The play was done live but it included some filmed sequences shot in Centennial Park.

Australian TV drama was relatively rare at the time.

Cast
Ron Haddrick as Petruchio
Brigid Lenihan as Katherina
Noel Brophy as a suitor	
Jon Ewing as a page
Judi Farr as the sister
Richard Meikle
Don Pascoe		
Alec Pucci
Charles Tasman
Malcolm Billings
Moya O'Sullivan
Donald Philips

Production
Alan Burke called the play "brilliantly theatrical. It plays like an express train and takes everyone with it." Burke said in adapting the play for television "I did a lot of work on the play - and fond that sub plots and prologue take up almost two thirds of the running time. We have trimmmed it back to about one third of the total length and the play now goes like a dream with the principals were strong and clear."

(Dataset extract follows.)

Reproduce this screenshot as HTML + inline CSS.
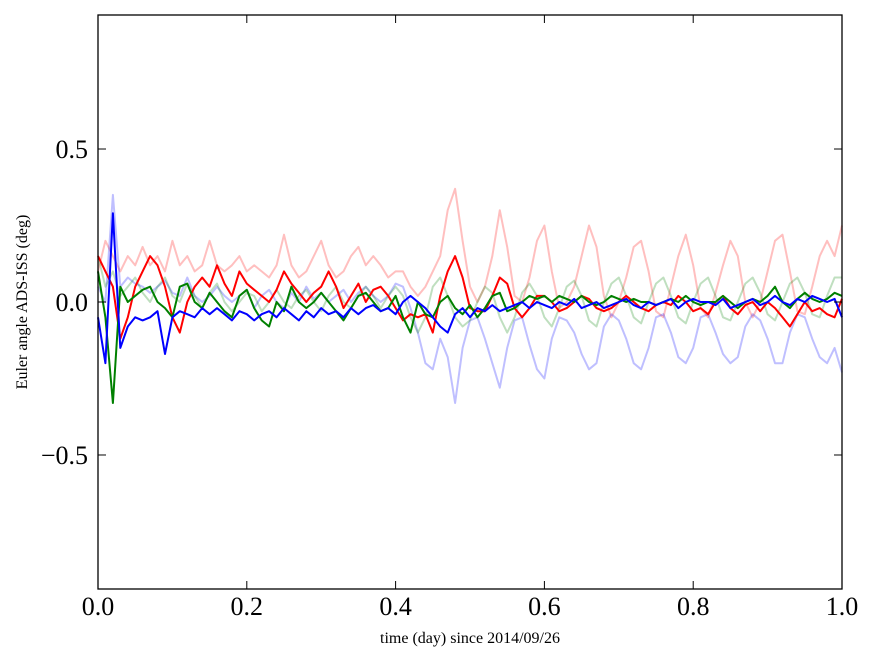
<!DOCTYPE html>
<html><head><meta charset="utf-8"><style>
body{margin:0;background:#fff;}
text{font-family:"Liberation Serif",serif;}
</style></head><body>
<svg id="chart" width="875" height="662" xmlns="http://www.w3.org/2000/svg">
<rect width="875" height="662" fill="#fff"/>
<g id="series"></g>
<rect x="98" y="15" width="744" height="574" fill="none" stroke="#000" stroke-width="1.3"/>
<g id="axes"></g>
<text x="470" y="643" font-size="16" text-anchor="middle">time (day) since 2014/09/26</text>
<text transform="translate(27,302) rotate(-90)" font-size="16" text-anchor="middle">Euler angle ADS-ISS (deg)</text>
</svg>
<script>
const xTicks=[0,0.2,0.4,0.6,0.8,1.0];
const xTickLabels=["0.0","0.2","0.4","0.6","0.8","1.0"];
const yTicks=[0.5,0,-0.5];
const yTickLabels=["0.5","0.0","\u22120.5"];
const fadedRed=[0.1,0.2,0.15,0.1,0.15,0.12,0.18,0.12,0.15,0.1,0.2,0.12,0.15,0.1,0.12,0.2,0.12,0.1,0.12,0.15,0.1,0.12,0.1,0.08,0.12,0.22,0.12,0.08,0.1,0.15,0.2,0.12,0.08,0.1,0.15,0.18,0.12,0.15,0.12,0.08,0.1,0.1,0.05,0.02,0.05,0.1,0.15,0.3,0.37,0.2,0.05,0.0,0.05,0.15,0.3,0.18,0.02,0.0,0.08,0.2,0.25,0.1,-0.02,0.0,0.05,0.15,0.25,0.18,0.02,-0.05,0.0,0.08,0.18,0.2,0.1,-0.03,-0.05,0.05,0.15,0.22,0.12,-0.02,-0.05,0.03,0.12,0.2,0.15,0.0,-0.05,0.0,0.1,0.2,0.22,0.1,-0.03,-0.04,0.05,0.15,0.2,0.15,0.25];
const fadedBlue=[0.05,0.0,0.35,0.05,0.08,0.06,0.05,0.03,0.05,0.07,0.03,0.02,0.08,0.02,0.0,0.02,0.05,0.02,0.0,0.02,0.04,-0.02,0.02,0.04,0.0,-0.02,0.03,0.0,0.05,0.01,0.03,0.0,0.02,0.04,0.0,0.03,0.05,0.02,0.0,0.02,0.06,0.05,-0.02,-0.1,-0.2,-0.22,-0.12,-0.18,-0.33,-0.15,-0.06,-0.05,-0.12,-0.2,-0.28,-0.15,-0.06,-0.05,-0.14,-0.22,-0.25,-0.12,-0.05,-0.06,-0.1,-0.17,-0.22,-0.2,-0.08,-0.04,-0.06,-0.12,-0.2,-0.22,-0.15,-0.05,-0.04,-0.1,-0.18,-0.2,-0.15,-0.05,-0.04,-0.1,-0.17,-0.2,-0.18,-0.08,-0.04,-0.06,-0.12,-0.2,-0.2,-0.1,-0.04,-0.05,-0.12,-0.18,-0.2,-0.15,-0.23];
const fadedGreen=[0.15,0.05,0.1,0.02,0.05,0.08,0.03,0.0,0.05,0.08,0.02,0.0,0.06,0.02,-0.02,0.03,0.06,0.0,-0.03,0.0,0.03,0.02,-0.03,0.0,0.04,0.0,-0.02,0.02,0.04,0.0,-0.03,0.02,0.05,0.0,-0.02,0.02,0.05,0.02,-0.02,0.02,0.05,0.02,-0.05,-0.1,-0.05,0.05,0.08,0.02,-0.05,-0.08,-0.06,0.0,0.05,0.03,-0.05,-0.1,-0.05,0.03,0.06,0.02,-0.05,-0.08,-0.02,0.05,0.07,0.02,-0.06,-0.08,0.0,0.06,0.08,0.02,-0.05,-0.07,0.0,0.06,0.08,0.02,-0.05,-0.07,0.0,0.06,0.08,0.02,-0.05,-0.06,0.0,0.06,0.08,0.03,-0.04,-0.06,0.0,0.06,0.08,0.03,-0.04,-0.05,0.02,0.08,0.08];
const red=[0.15,0.1,0.05,-0.12,-0.05,0.05,0.1,0.15,0.12,0.05,-0.05,-0.1,0.0,0.05,0.08,0.05,0.12,0.06,0.02,0.1,0.06,0.04,0.02,0.0,0.04,0.1,0.06,0.03,0.0,0.03,0.05,0.1,0.05,-0.02,0.02,0.06,0.0,0.04,0.05,0.02,-0.02,-0.06,-0.04,-0.05,-0.04,-0.1,0.02,0.1,0.15,0.08,-0.02,-0.03,-0.03,0.02,0.08,0.06,-0.02,-0.05,-0.02,0.02,0.02,0.0,-0.03,-0.02,0.0,0.02,0.01,-0.02,-0.03,-0.02,0.0,0.02,0.0,-0.02,-0.03,-0.01,0.0,-0.01,0.02,0.0,-0.03,-0.02,-0.04,0.0,0.02,-0.02,-0.04,-0.01,0.0,-0.03,0.0,-0.02,-0.05,-0.08,-0.04,0.0,-0.03,-0.02,-0.04,-0.05,0.01];
const green=[0.1,-0.05,-0.33,0.05,0.0,0.02,0.04,0.05,0.0,-0.02,-0.05,0.05,0.06,0.0,-0.02,0.03,0.0,-0.03,-0.05,0.02,0.04,-0.02,-0.06,-0.08,0.0,-0.03,0.05,0.0,-0.02,0.0,0.03,0.0,-0.03,-0.06,-0.02,0.02,0.03,0.0,-0.03,-0.02,0.02,-0.05,-0.1,0.0,-0.04,-0.05,0.0,0.02,-0.02,-0.04,-0.01,-0.05,-0.02,0.02,0.03,-0.03,-0.02,0.0,0.02,0.01,0.02,0.0,0.02,0.01,0.0,0.02,0.0,-0.01,0.0,0.02,0.01,0.0,0.01,0.0,0.0,-0.01,0.0,0.01,0.0,0.02,0.0,-0.01,0.0,0.0,0.02,0.0,-0.02,0.0,0.01,0.0,0.02,0.05,0.0,-0.02,0.01,0.03,0.01,0.0,0.01,0.03,0.02];
const blue=[-0.05,-0.2,0.29,-0.15,-0.08,-0.05,-0.06,-0.05,-0.03,-0.17,-0.05,-0.03,-0.04,-0.05,-0.02,-0.04,-0.02,-0.04,-0.06,-0.03,-0.04,-0.06,-0.04,-0.03,-0.05,-0.02,-0.04,-0.06,-0.03,-0.05,-0.02,-0.04,-0.03,-0.05,-0.02,-0.04,-0.02,-0.01,-0.03,-0.02,-0.04,0.0,0.02,0.0,-0.02,-0.05,-0.08,-0.1,-0.04,-0.02,-0.05,-0.02,-0.03,-0.01,-0.03,-0.02,-0.01,0.0,-0.02,0.0,-0.01,-0.02,0.0,-0.01,0.01,-0.02,-0.01,0.0,-0.02,-0.01,0.0,0.01,-0.01,-0.02,0.0,-0.01,0.0,0.01,-0.02,0.0,0.01,0.0,0.0,-0.01,0.01,-0.02,-0.01,0.0,0.01,-0.01,0.0,0.02,0.0,-0.01,0.01,0.0,0.02,0.01,0.0,0.01,-0.05];

const X0=98,X1=842,Y0=15,Y1=589,YMIN=-0.938,YMAX=0.938;
function sx(v){return X0+(v-0)/(1-0)*(X1-X0);}
function sy(v){return Y1-(v-YMIN)/(YMAX-YMIN)*(Y1-Y0);}
const NS="http://www.w3.org/2000/svg";
const sg=document.getElementById('series');
function line(data,color,op,name){
  const p=document.createElementNS(NS,'path');
  let d='';
  data.forEach((v,i)=>{d+=(i?'L':'M')+sx(i/(data.length-1)).toFixed(1)+','+sy(v).toFixed(1);});
  p.setAttribute('d',d);p.setAttribute('fill','none');p.setAttribute('stroke',color);
  p.setAttribute('stroke-opacity',op);p.setAttribute('stroke-width','2');p.setAttribute('stroke-linejoin','round');
  
  
  sg.appendChild(p);
}
line(fadedRed,'#ff0000',0.25,'faded-red-series');
line(fadedBlue,'#0000ff',0.25,'faded-blue-series');
line(fadedGreen,'#008000',0.25,'faded-green-series');
line(red,'#ff0000',1,'red-series');
line(green,'#008000',1,'green-series');
line(blue,'#0000ff',1,'blue-series');
const ax=document.getElementById('axes');
function mk(tag,attrs,txt){const e=document.createElementNS(NS,tag);for(const k in attrs)e.setAttribute(k,attrs[k]);if(txt!==undefined)e.textContent=txt;ax.appendChild(e);return e;}
xTicks.forEach((t,i)=>{
  const x=sx(t);
  const a=mk('line',{x1:x,x2:x,y1:Y1,y2:Y1-8,stroke:'#000'});
  
  
  const b=mk('line',{x1:x,x2:x,y1:Y0,y2:Y0+8,stroke:'#000'});
  
  
  const l=mk('text',{x:x,y:615,'font-size':'26','text-anchor':'middle'},xTickLabels[i]);
  
  
});
yTicks.forEach((t,i)=>{
  const y=sy(t);
  const a=mk('line',{x1:X0,x2:X0+8,y1:y,y2:y,stroke:'#000'});
  
  
  const b=mk('line',{x1:X1,x2:X1-8,y1:y,y2:y,stroke:'#000'});
  
  
  const l=mk('text',{x:88,y:y+9,'font-size':'26','text-anchor':'end'},yTickLabels[i]);
  
  
});
</script>
</body></html>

Geoffrey Wedlock did the sets. The costumes and decor were from the mid 17th century. It was Alan Burke's 14th play (he had also done 8 operas and musicals) and second Shakesepare adaptation on TV.

Reception
The Bulletin praised the acting.

The Sydney Morning Herald called it "a cheerfully handsome achievement."

References

External links
The Taming of the Shrew at IMDb

Australian television plays
Films directed by Alan Burke (director)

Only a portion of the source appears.